Google+ may not be the king of social media, but it has "a very passionate audience" that loves the social network for what it gives them. That's what new Google social media head David Besbris said in an exclusive interview with Re/code's Kurt Wagner.

Ever since seven-year Google+ chief Vic Gundotra stepped down from his post in April, it has been widely speculated that Google+ is dying a slow death as it fails to amass the large following that its rivals Facebook, Twitter and even LinkedIn and Pinterest were able to achieve. However, Besbris says Google+ isn't about doing things just because other companies are doing them. It's about how it can make users happy with "software that's scratching some itches."

"People underestimate the connection Google+ has with its users around interests," he tells Wagner. "I think people come to Google+ with this expectation that it's going to be Google's attempt to do some other product - we're doing this to compete with somebody and it must be something like that. That's not actually how we compete with products."

Besbris refused to talk about numbers, but he says users "love Google+ to death" because of the differentiated features that Google+ offers. He mentions Circles, where users can choose which groups of contacts can see a certain post, and says that users sharing things with everybody on their friends' list "is just not the correct model for humanity."

"It's actually something I use every single day with my friends and family and my interests, talking about photography and my unnatural affection for little squirrels," he says. "So I'm a passionate user of these things."

This means Google+ is not likely going to incorporate highly popular products such as ephemeral messaging apps and anonymous communications anytime soon. Facebook has been taking stabs at creating standalone apps centered on these features and has so far seen its efforts failing at gaining traction. Besbris makes it clear that it doesn't mean Google will not create its own products, only that "it's bad to lump all social interactions into one product space."

And unlike Facebook, which makes majority of its revenue on advertisements that many users have taken a dislike for, Google+ does not show ads. Asked if Google+ has plans of incorporating them in the future, Besbris says he doesn't rule everything out but he currently doesn't see ads as "valuable as they're often done in the industry."

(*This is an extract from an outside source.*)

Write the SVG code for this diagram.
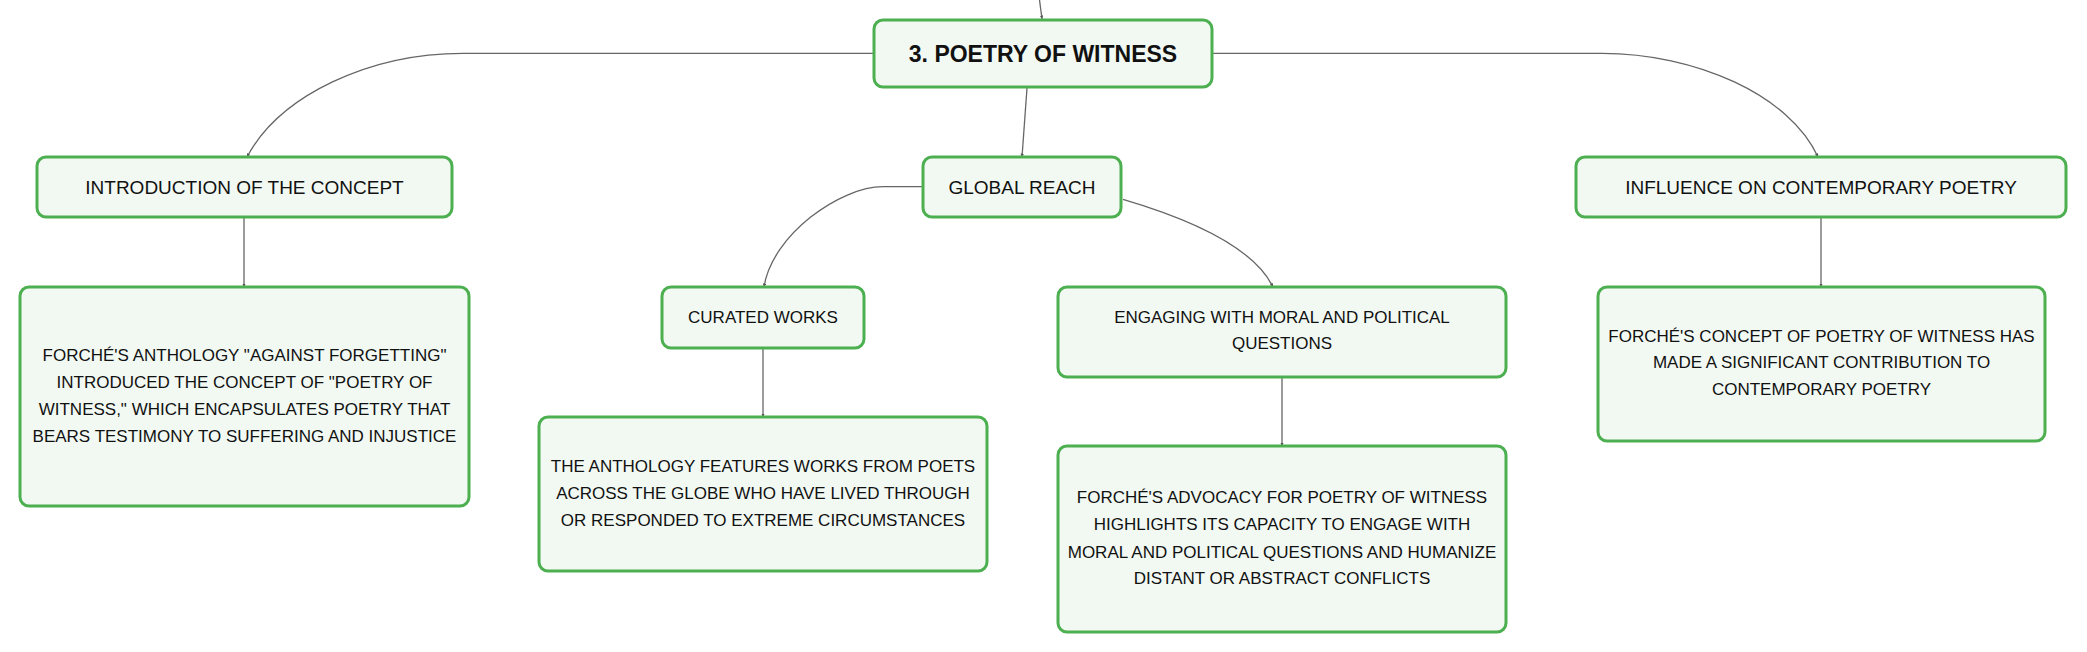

Asked what improvements Google+ has in store, he talks about mobile. Besbris says he is "really happy" with the mobile apps for Google+ but there are several other features, such as "stuff we can do with location" that can create whole new experiences for the Google+ user accessing his account from his smartphone or tablet.

"I think as an industry we've barely tapped the surface of what this can do," Besbris says.

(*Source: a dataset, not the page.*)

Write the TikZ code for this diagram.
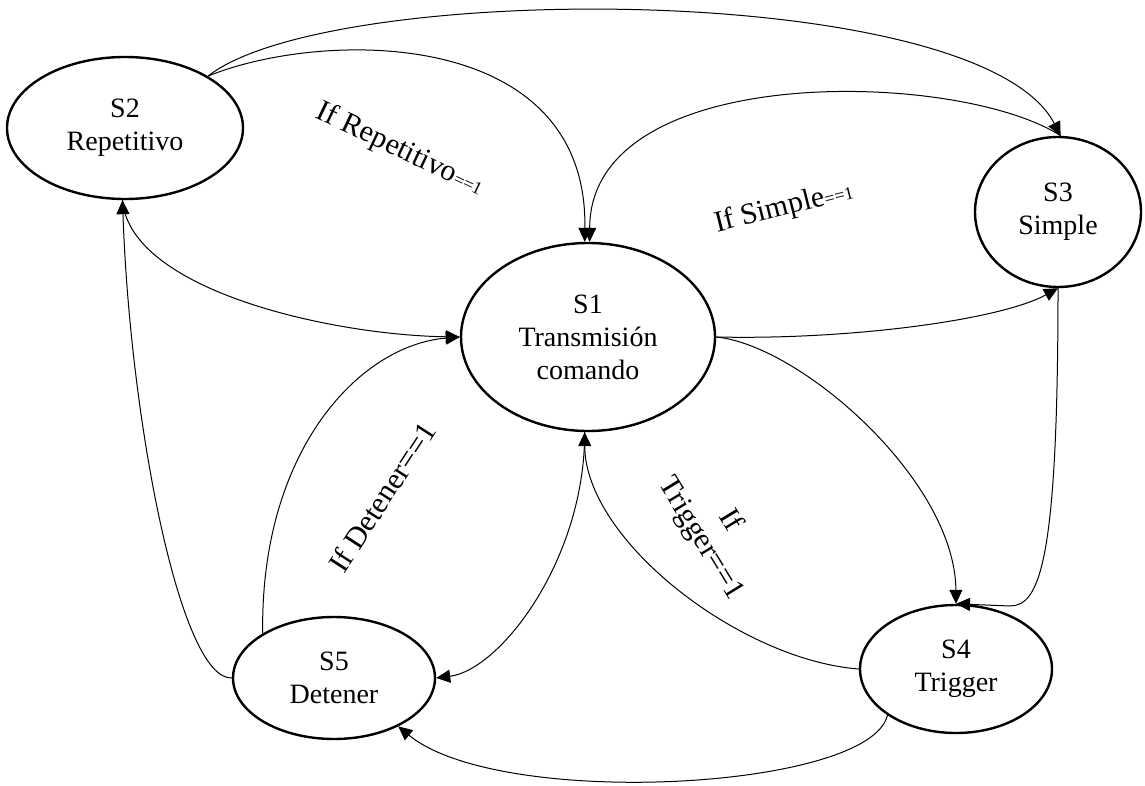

Finally, addressing rumors that Google+ was shutting down and the team was being disbanded to work on other Google projects, Besbris says Google+ is "the largest we've ever been."

"We're actually very happy with the progress of Google+," he says. "[CEO Larry Page] said this at the time that Vic transitioned that he's going to continue working on building this stuff, that he's very happy with it. The company is behind it. I have no idea where these rumors come from, to be honest with you."